Sunday, September 7, 2008

FIELD NOTES: In the middle of the night, Hanna and Harrybrooke were wed...


Hurricane season

...and late in the afternoon I went to their reception only to find the green groom still engorged, glistening under the waters that she had poured out over him with no restraint, her rain of passion turning him into an enormous puddle. I could not complete the mile loop and instead walked back and forth avoiding, almost with a sense of embarrassment, the post-coital pond where sky and land had made love with such ferocity. Pent up and bent on fulfilling my two miles, I headed for the bridge. I could hear the Still River roaring uncharacteristically, then saw it tumbling all over itself under the grate, foaming and spitting and thrashing as I quietly made my way out to the road.
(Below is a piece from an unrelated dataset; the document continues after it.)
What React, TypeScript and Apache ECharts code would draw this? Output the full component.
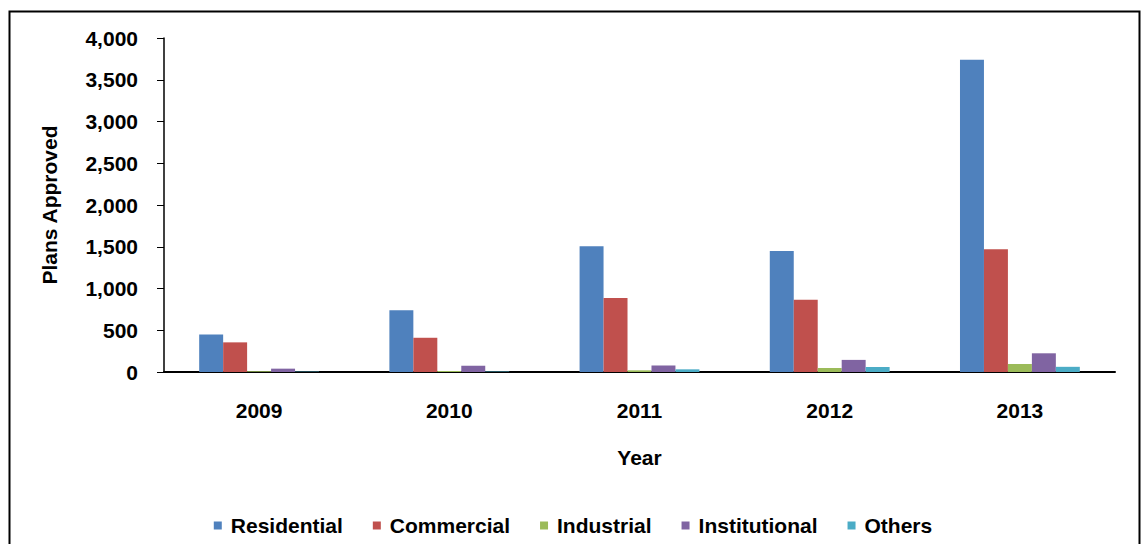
import React, { useEffect, useRef } from "react";
import * as echarts from "echarts";

const years = ["2009", "2010", "2011", "2012", "2013"];
const residential = [450, 740, 1505, 1450, 3740];
const commercial = [355, 410, 885, 865, 1470];
const industrial = [10, 12, 20, 48, 96];
const institutional = [40, 75, 78, 145, 224];
const others = [5, 6, 32, 60, 62];
const yTicks = [0, 500, 1000, 1500, 2000, 2500, 3000, 3500, 4000];

const seriesDefs = [
  { name: "Residential", data: residential, color: "#4F81BD" },
  { name: "Commercial", data: commercial, color: "#C0504D" },
  { name: "Industrial", data: industrial, color: "#9BBB59" },
  { name: "Institutional", data: institutional, color: "#8064A2" },
  { name: "Others", data: others, color: "#4BACC6" },
];

const FONT = "'Liberation Sans', Arial, sans-serif";
const FS = 21;

export default function App() {
  const ref = useRef<HTMLDivElement>(null);
  useEffect(() => {
    document.body.style.margin = "0";
    const chart = echarts.init(ref.current!, null, { renderer: "svg" });
    chart.setOption({
      animation: false,
      backgroundColor: "#fff",
      graphic: [
        {
          type: "rect",
          shape: { x: 9.5, y: 11.5, width: 1130, height: 560 },
          style: { fill: "none", stroke: "#000", lineWidth: 2 },
          silent: true,
        },
      ],
      grid: { left: 164, right: 31, top: 38, bottom: 172 },
      legend: {
        bottom: 3,
        left: "center",
        itemWidth: 8,
        itemHeight: 8,
        itemGap: 30,
        icon: "rect",
        textStyle: { fontFamily: FONT, fontWeight: "bold", fontSize: FS, color: "#000", padding: [0, 0, 0, 4] },
        data: seriesDefs.map((s) => s.name),
      },
      xAxis: {
        type: "category",
        data: years,
        name: "Year",
        nameLocation: "middle",
        nameGap: 75,
        nameTextStyle: { fontFamily: FONT, fontWeight: "bold", fontSize: FS, color: "#000" },
        axisLine: { lineStyle: { color: "#000", width: 2 } },
        axisTick: { show: false },
        axisLabel: { fontFamily: FONT, fontWeight: "bold", fontSize: FS, color: "#000", margin: 28 },
      },
      yAxis: {
        type: "value",
        min: yTicks[0],
        max: yTicks[yTicks.length - 1],
        interval: 500,
        name: "Plans Approved",
        nameLocation: "middle",
        nameGap: 104,
        nameTextStyle: { fontFamily: FONT, fontWeight: "bold", fontSize: FS, color: "#000" },
        axisLine: { show: true, lineStyle: { color: "#000", width: 1.5 } },
        axisTick: { show: true, inside: false, length: 7, lineStyle: { color: "#000" } },
        splitLine: { show: false },
        axisLabel: {
          fontFamily: FONT,
          fontWeight: "bold",
          fontSize: FS,
          color: "#000",
          margin: 26,
          formatter: (v: number) => v.toLocaleString("en-US"),
        },
      },
      series: seriesDefs.map((s) => ({
        name: s.name,
        type: "bar",
        data: s.data,
        barGap: "0%",
        barCategoryGap: "37%",
        itemStyle: { color: s.color },
      })),
    });
    return () => chart.dispose();
  }, []);
  return <div ref={ref} style={{ width: 1146, height: 544 }} />;
}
The road, now closed to through traffic, used to be the main route for commuters looking for a path of least resistance. It felt peculiar walking where automobiles once dominated and as I crossed over a defunct bridge back to my car, I noticed how the trees and weeds and grasses had narrowed it, vigorously reclaiming their territory, thin green blades determined enough to break open the black asphalt and stand in witness: “I, Hanna, take you, Harrybrooke…”

Monday, September 1, 2008

FIELD NOTES: A hum briefly hung outside my writing window;

Labor Day, the first seconds of September, 2008
...I thought it was a bee or my garden pinwheels oddly spinning without breeze. It lasted only seconds…brrrrt…but luckily sound pulled eyes from computer screen to window screen in the very instant a hummingbird hovered at the window box. Both the bird and I were delighted and deliriously hopeful for a split-second until, as it so often happens, fascination turns to disappointment. We both returned to our quests, astutely aware of our powerful senses, but now, all the more possessive of them because the bright red geraniums in the window box were fake.